Defence counsel said to the witness, " He joked, by referring to St Louise's as 'my girl factory'... How often did he say that?"

Witness replied that she could not recall how many times but said that it was on more than one occasion.

"And you found that derogatory and told him so?"


He continued, "You thought he could reach these girls and hurt these girls and you started to worry. And this brought about a change in your attitude towards him?"


The defence counsel than asked, "If you were worried why did you not raise the matter with the proper authorities?"

Witness replied, "I have thought about that and I know I should have done that but there were a lot of elements to take into consideration. But there was a process to go through before I could speak about it."

She went on to say that the White Fathers were still playing a big part in her life and that she didn't want to bring shame on them.
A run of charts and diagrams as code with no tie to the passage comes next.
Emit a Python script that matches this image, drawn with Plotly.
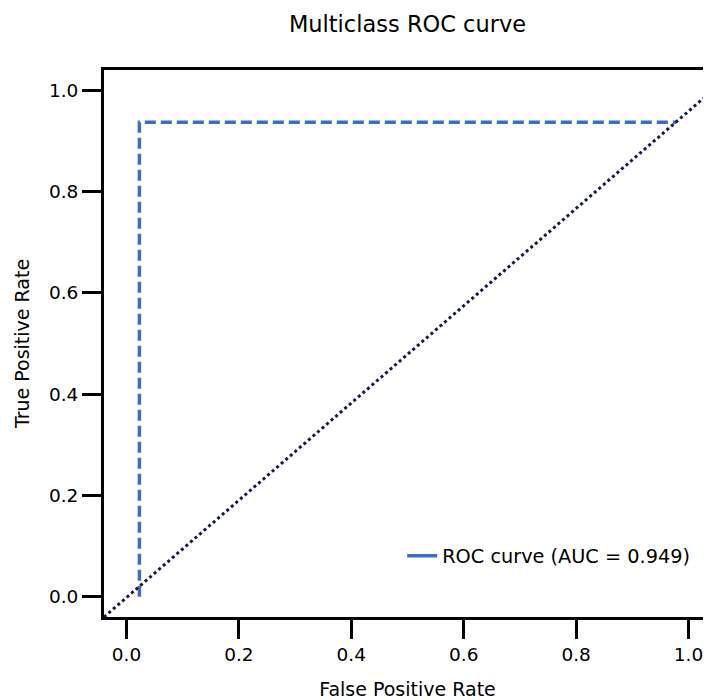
import plotly.graph_objects as go

# ROC curve data
roc_fpr = [0.023, 0.023, 0.978]
roc_tpr = [0.0, 0.937, 0.937]
roc_label = "ROC curve (AUC = 0.949)"

# axis range (same on both axes)
axis_range = [-0.04, 1.04]
# dotted reference (chance) line, end points
chance_x = [-0.04, 1.04]
chance_y = [-0.04, 0.997]

tick_vals = [0.0, 0.2, 0.4, 0.6, 0.8, 1.0]
tick_text = ["0.0", "0.2", "0.4", "0.6", "0.8", "1.0"]

FONT = "DejaVu Sans"
BLUE = "#3a6ec9"

fig = go.Figure()
fig.add_trace(go.Scatter(
    x=roc_fpr, y=roc_tpr, mode="lines", name=roc_label, showlegend=False,
    line=dict(color=BLUE, width=3.5, dash="11px,5px"),
))
fig.add_trace(go.Scatter(
    x=chance_x, y=chance_y, mode="lines", showlegend=False,
    line=dict(color="#141b45", width=3, dash="dot"),
))
# legend entry (solid sample, as in the reference)
fig.add_trace(go.Scatter(
    x=[None], y=[None], mode="lines", name=roc_label,
    line=dict(color=BLUE, width=3.5),
))

axis_common = dict(
    range=axis_range,
    tickvals=tick_vals, ticktext=tick_text,
    ticks="outside", ticklen=19, tickwidth=3, tickcolor="black",
    showline=True, linecolor="black", linewidth=3,
    showgrid=False, zeroline=False,
    tickfont=dict(family=FONT, size=18.5, color="black"),
)

fig.update_layout(
    width=703, height=692,
    margin=dict(l=96, r=0, t=62, b=83),
    paper_bgcolor="white", plot_bgcolor="white",
    title=dict(text="Multiclass ROC curve", x=0.5, xref="paper",
               y=0.976, yref="container", yanchor="middle",
               font=dict(family=FONT, size=22.5, color="black")),
    xaxis=dict(**axis_common, mirror=True,
               title=dict(text="False Positive Rate",
                          font=dict(family=FONT, size=19, color="black"),
                          standoff=19)),
    yaxis=dict(**axis_common,
               title=dict(text="True Positive Rate",
                          font=dict(family=FONT, size=19, color="black"),
                          standoff=15)),
    legend=dict(x=0.974, y=0.111, xanchor="right", yanchor="middle",
                bgcolor="rgba(0,0,0,0)",
                font=dict(family=FONT, size=19.3, color="black")),
    showlegend=True,
)

fig.write_html("out.html")
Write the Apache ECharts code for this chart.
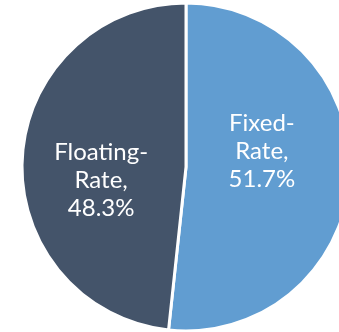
<!DOCTYPE html>
<html>
<head>
<meta charset="utf-8">
<script src="https://cdn.jsdelivr.net/npm/echarts@6/dist/echarts.min.js"></script>
<style>
html,body{margin:0;padding:0;background:#fff;}
#c{width:339px;height:332px;}
</style>
</head>
<body>
<div id="c"></div>
<script>
var categories = ['Fixed-\nRate', 'Floating-\nRate'];
var values = [51.7, 48.3];
var colors = ['#619DD1', '#44546A'];
var labelOffsets = [[-9, -20], [0, 18]];

var chart = echarts.init(document.getElementById('c'), null, {renderer: 'canvas'});
chart.setOption({
  animation: false,
  series: [{
    type: 'pie',
    center: [186, 167],
    radius: 164,
    startAngle: 90,
    clockwise: true,
    silent: true,
    itemStyle: {borderColor: '#fff', borderWidth: 3},
    label: {
      position: 'inside',
      color: '#fff',
      fontFamily: 'Lato',
      fontSize: 24,
      lineHeight: 28,
      align: 'center',
      formatter: function (p) { return p.name + ',\n' + p.value.toFixed(1) + '%'; }
    },
    labelLine: {show: false},
    data: categories.map(function (c, i) {
      return {name: c, value: values[i], itemStyle: {color: colors[i]}, label: {offset: labelOffsets[i]}};
    })
  }]
});
</script>
</body>
</html>
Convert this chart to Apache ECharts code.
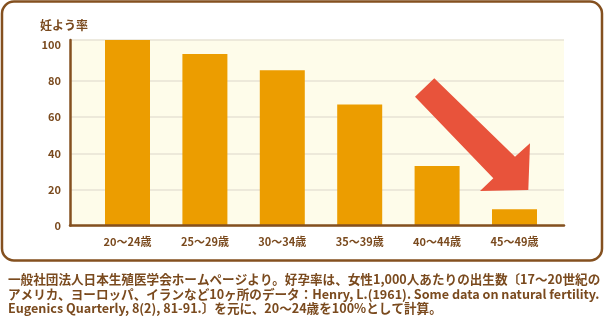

She added, "I knew my mother would be absolutely heart-broken and I was not prepared to bring that pain on her."

The witness claimed that she had spoken to an African woman whom the priest was helping and advised her not to leave her children alone at the parochial house, rather to leave the children with her family if she needed to.

Defence asked; "Were you warning her about Father Lewis?", to which she replied, "yes."

Defence asked, "Did you say, 'Do not leave your children alone in the company of Fr Lewis?'" witness replied , "No I wouldn't have been as direct as that."

Earlier the court had heard that the defendant had been a welcome guest at the witnesses home on a number of occasions, and that the witness and her family had taken the priest and his sister out for a meal at one of the most exclusive restaurants in Belfast.